::: Stored data

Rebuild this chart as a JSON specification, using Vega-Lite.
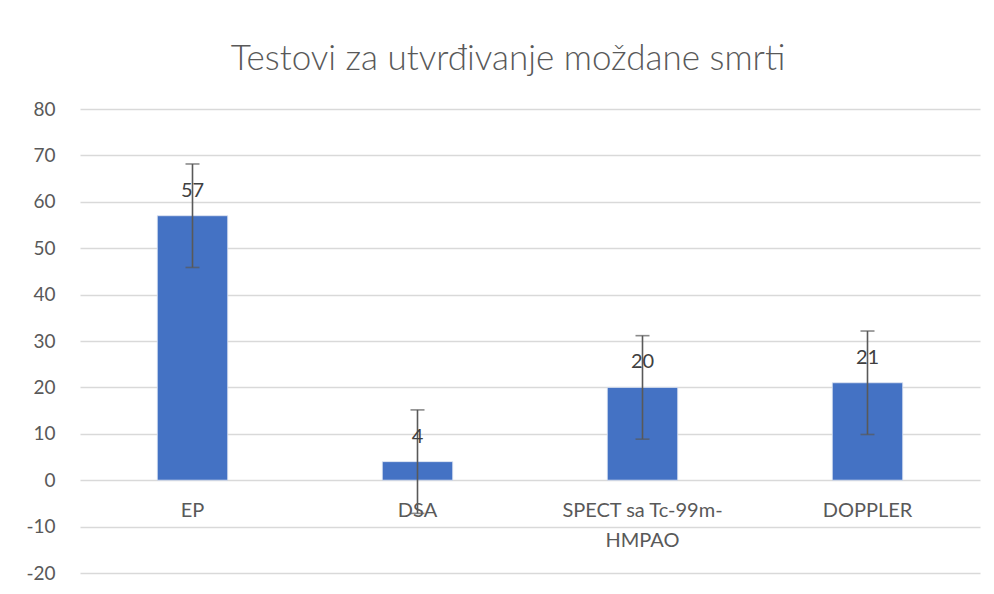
{
  "$schema": "https://vega.github.io/schema/vega-lite/v6.json",
  "autosize": "none",
  "width": 900,
  "height": 464,
  "padding": {"left": 80, "top": 109, "right": 14, "bottom": 21},
  "background": "white",
  "title": {
    "text": "Testovi za utvrđivanje moždane smrti",
    "anchor": "middle",
    "dx": -22,
    "offset": 23,
    "font": "Lato",
    "fontSize": 35,
    "fontWeight": 300,
    "color": "#595959"
  },
  "data": {
    "values": [
      {"test": "EP", "value": 57, "err": 11.15},
      {"test": "DSA", "value": 4, "err": 11.15},
      {"test": "SPECT sa Tc-99m-HMPAO", "value": 20, "err": 11.15},
      {"test": "DOPPLER", "value": 21, "err": 11.15}
    ]
  },
  "transform": [
    {"calculate": "datum.value - datum.err", "as": "lo"},
    {"calculate": "datum.value + datum.err", "as": "hi"}
  ],
  "encoding": {
    "x": {
      "field": "test",
      "type": "nominal",
      "sort": null,
      "title": null,
      "scale": {"paddingInner": 0.687, "paddingOuter": 0.3435},
      "axis": {
        "orient": "bottom",
        "offset": -93,
        "domain": false,
        "ticks": false,
        "labelAngle": 0,
        "labelFont": "Lato",
        "labelFontSize": 20,
        "labelColor": "#595959",
        "labelPadding": 20,
        "labelLineHeight": 30,
        "labelLimit": 300,
        "labelExpr": "datum.label == 'SPECT sa Tc-99m-HMPAO' ? ['SPECT sa Tc-99m-', 'HMPAO'] : datum.label"
      }
    }
  },
  "layer": [
    {
      "mark": {"type": "bar", "color": "#4472C4", "stroke": "#dfe6f3", "strokeWidth": 0.8},
      "encoding": {
        "y": {
          "field": "value",
          "type": "quantitative",
          "title": null,
          "scale": {"domain": [-20, 80], "nice": false, "zero": false},
          "axis": {
            "values": [-20, -10, 0, 10, 20, 30, 40, 50, 60, 70, 80],
            "domain": false,
            "ticks": false,
            "gridColor": "#d9d9d9",
            "gridWidth": 1.3,
            "labelFont": "Lato",
            "labelFontSize": 19,
            "labelColor": "#595959",
            "labelPadding": 25,
            "labelExpr": "replace(datum.label, '−', '-')"
          }
        }
      }
    },
    {
      "mark": {"type": "rule", "color": "#595959", "strokeWidth": 1.6},
      "encoding": {
        "y": {"field": "lo", "type": "quantitative"},
        "y2": {"field": "hi"}
      }
    },
    {
      "mark": {"type": "tick", "color": "#595959", "thickness": 1.6, "size": 14, "orient": "horizontal"},
      "encoding": {"y": {"field": "lo", "type": "quantitative"}}
    },
    {
      "mark": {"type": "tick", "color": "#595959", "thickness": 1.6, "size": 14, "orient": "horizontal"},
      "encoding": {"y": {"field": "hi", "type": "quantitative"}}
    },
    {
      "mark": {"type": "text", "font": "Lato", "fontSize": 20, "color": "#404040", "baseline": "middle", "dy": -25},
      "encoding": {
        "y": {"field": "value", "type": "quantitative"},
        "text": {"field": "value", "type": "quantitative"}
      }
    }
  ],
  "config": {"view": {"stroke": null}}
}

::::::

To do → Reproduce the material word for word. Any pictures should be left out of the copy.

Answer to the task →
Rebuild this chart as a JSON specification, using Vega-Lite.
{
  "$schema": "https://vega.github.io/schema/vega-lite/v6.json",
  "autosize": "none",
  "width": 900,
  "height": 464,
  "padding": {"left": 80, "top": 109, "right": 14, "bottom": 21},
  "background": "white",
  "title": {
    "text": "Testovi za utvrđivanje moždane smrti",
    "anchor": "middle",
    "dx": -22,
    "offset": 23,
    "font": "Lato",
    "fontSize": 35,
    "fontWeight": 300,
    "color": "#595959"
  },
  "data": {
    "values": [
      {"test": "EP", "value": 57, "err": 11.15},
      {"test": "DSA", "value": 4, "err": 11.15},
      {"test": "SPECT sa Tc-99m-HMPAO", "value": 20, "err": 11.15},
      {"test": "DOPPLER", "value": 21, "err": 11.15}
    ]
  },
  "transform": [
    {"calculate": "datum.value - datum.err", "as": "lo"},
    {"calculate": "datum.value + datum.err", "as": "hi"}
  ],
  "encoding": {
    "x": {
      "field": "test",
      "type": "nominal",
      "sort": null,
      "title": null,
      "scale": {"paddingInner": 0.687, "paddingOuter": 0.3435},
      "axis": {
        "orient": "bottom",
        "offset": -93,
        "domain": false,
        "ticks": false,
        "labelAngle": 0,
        "labelFont": "Lato",
        "labelFontSize": 20,
        "labelColor": "#595959",
        "labelPadding": 20,
        "labelLineHeight": 30,
        "labelLimit": 300,
        "labelExpr": "datum.label == 'SPECT sa Tc-99m-HMPAO' ? ['SPECT sa Tc-99m-', 'HMPAO'] : datum.label"
      }
    }
  },
  "layer": [
    {
      "mark": {"type": "bar", "color": "#4472C4", "stroke": "#dfe6f3", "strokeWidth": 0.8},
      "encoding": {
        "y": {
          "field": "value",
          "type": "quantitative",
          "title": null,
          "scale": {"domain": [-20, 80], "nice": false, "zero": false},
          "axis": {
            "values": [-20, -10, 0, 10, 20, 30, 40, 50, 60, 70, 80],
            "domain": false,
            "ticks": false,
            "gridColor": "#d9d9d9",
            "gridWidth": 1.3,
            "labelFont": "Lato",
            "labelFontSize": 19,
            "labelColor": "#595959",
            "labelPadding": 25,
            "labelExpr": "replace(datum.label, '−', '-')"
          }
        }
      }
    },
    {
      "mark": {"type": "rule", "color": "#595959", "strokeWidth": 1.6},
      "encoding": {
        "y": {"field": "lo", "type": "quantitative"},
        "y2": {"field": "hi"}
      }
    },
    {
      "mark": {"type": "tick", "color": "#595959", "thickness": 1.6, "size": 14, "orient": "horizontal"},
      "encoding": {"y": {"field": "lo", "type": "quantitative"}}
    },
    {
      "mark": {"type": "tick", "color": "#595959", "thickness": 1.6, "size": 14, "orient": "horizontal"},
      "encoding": {"y": {"field": "hi", "type": "quantitative"}}
    },
    {
      "mark": {"type": "text", "font": "Lato", "fontSize": 20, "color": "#404040", "baseline": "middle", "dy": -25},
      "encoding": {
        "y": {"field": "value", "type": "quantitative"},
        "text": {"field": "value", "type": "quantitative"}
      }
    }
  ],
  "config": {"view": {"stroke": null}}
}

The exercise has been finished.